А в колонии есть пространство. Во-первых, пространство, которым можно дышать – ты видишь небо. Иногда ты видишь небо тоже через какую-то решетку. И есть относительная, но свобода перемещения, что невероятно важно. И плюс общения больше. В бараке может по-разному находится – от 20 до 100 человек, в зависимости от того, какой это барак.

Как вам удалось все это пережить?

–Это важный момент психологический. Когда после пыток первый раз уже сняли мешок с головы я оказался опять в подвале, привели из так называемой допросной, я был окровавленный, и я улыбался, потому как у меня было внутренне подобие даже не мысли, а такого глубинного переживания, что я уже не боюсь умереть. То есть я для себя этот вопрос решил – я уже умер. А раз я этого не боюсь, то они меня не достанут. В любой момент я могу уйти в смерть.

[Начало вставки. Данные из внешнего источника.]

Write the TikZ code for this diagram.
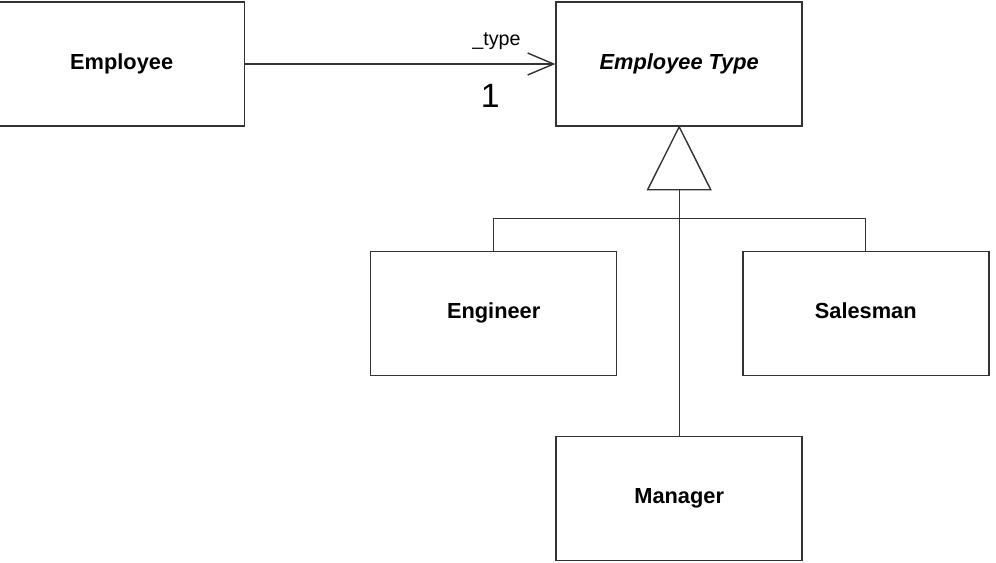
\documentclass[tikz,border=0pt]{standalone}
\usepackage{fontspec}
\setmainfont{Liberation Sans}
\usepackage{tikz}
\usetikzlibrary{arrows.meta,positioning,calc}

\begin{document}
\begin{tikzpicture}[
  cls/.style={draw=black!80, line width=1.1pt, minimum width=6.15cm, minimum height=3.1cm, inner sep=0pt, text height=1.8ex, text depth=0.4ex, font=\fontsize{15.5}{18}\selectfont\bfseries},
  lnk/.style={draw=black!80, line width=1pt},
  arr/.style={lnk, -{Straight Barb[length=0.65cm, width=0.55cm, line width=1pt]}},
  lbl/.style={inner sep=1pt}
]
\useasboundingbox (-0.03,0) rectangle (24.87,-14.05);

\node[cls] (etype) at (16.95,-1.6) {\itshape Employee Type};
\node[cls, left=7.75cm of etype] (emp) {Employee};

\node[cls, below left=3.1cm and -1.55cm of etype] (eng) {Engineer};
\node[cls, below right=3.1cm and -1.525cm of etype] (sales) {Salesman};
\node[cls, below=7.72cm of etype] (mgr) {Manager};

% association
\draw[arr] (emp.east) -- (etype.west)
  node[lbl, pos=0.81, above=0.3cm, font=\fontsize{14}{16}\selectfont] {\_type}
  node[lbl, pos=0.79, below=0.45cm, font=\fontsize{24}{26}\selectfont] {1};

% generalization
\draw[lnk, fill=white] (etype.south) -- ++(-0.79,-1.575) -- ++(1.58,0) -- cycle;
\coordinate (base) at ($(etype.south)+(0,-1.575)$);
\draw[lnk] (base) -- (mgr.north);
\draw[lnk] (eng.north) -- ++(0,0.8) -| (sales.north);

\end{tikzpicture}
\end{document}
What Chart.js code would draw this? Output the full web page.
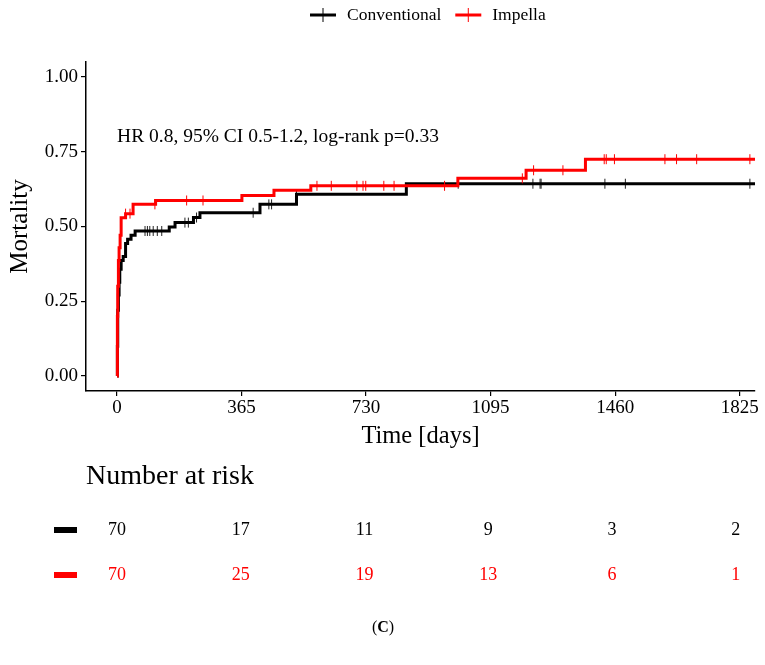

Обмен пленными между Украиной и ЛНР недалеко от Горловки
Обмен пленными между Украиной и ЛНР недалеко от Горловки

А второй момент – что я должен жить. Я должен жить, потому что я для себя это внутренне назвал – «должник любви». Вспоминаю текст Священного Писания, где сказано: «Не оставайтесь должными ничем никому, кроме взаимной любви». То есть я – должник любви. И я люблю. Я люблю своих близких, родных, я люблю свою страну, своих друзей. Но не это, наверное, главное. Главное – что они меня любят. Они меня ждут, ищут, они беспокоятся. И эта правда проявлялась на протяжении всех этих лет пребывания. Они ухитрялись мне передавать весточки, продукты, собирали здесь в Украине, передавали через блок-посты другой части моих учеников. То есть это была работа, слаженная работа всех.

Когда после пыток я оказался опять в подвале, у меня было подобие глубинного переживания, что я уже не боюсь умереть.

Это был вызов внутренний. Как я могу отдать долг? Словом. Я мог посоветовать, я мог снизить градус напряжения, дать надежду. Но самое важное – вернуть к смыслам жизни. Наполнить жизнь человека там не просто ожиданием, а тем, что мы называем осмысленным переживанием этого момента, в котором ты сейчас находишься. Ты можешь отдавать этот долг, давая одежду. Естественно, ты отдаешь часть еды, потому как многие голодают. Ты можешь спасти человека из состояния суицидальных мыслей – вывести его. То есть ты должен включать что-то, что позволит другим пережить этот период. Я всегда говорю: мы все временные, и этот период временный, но мы должны жить.

Когда я попал в камеру, там в подвале были и наши, украинские патриоты, были и люди, которые пошли туда служить. Но так как ты находишься в таких условиях, где перед тобой сейчас конкретный враг, тот, который тебя здесь держит, то ты должен так или иначе с ними общаться. То есть ты должен в них увидеть что-то человеческое в том числе, в тех людях, которые с оружием в руках уже выступали против тебя.

Вы имеете в виду пленников, которые воевали против Украины и попали в этот же застенок?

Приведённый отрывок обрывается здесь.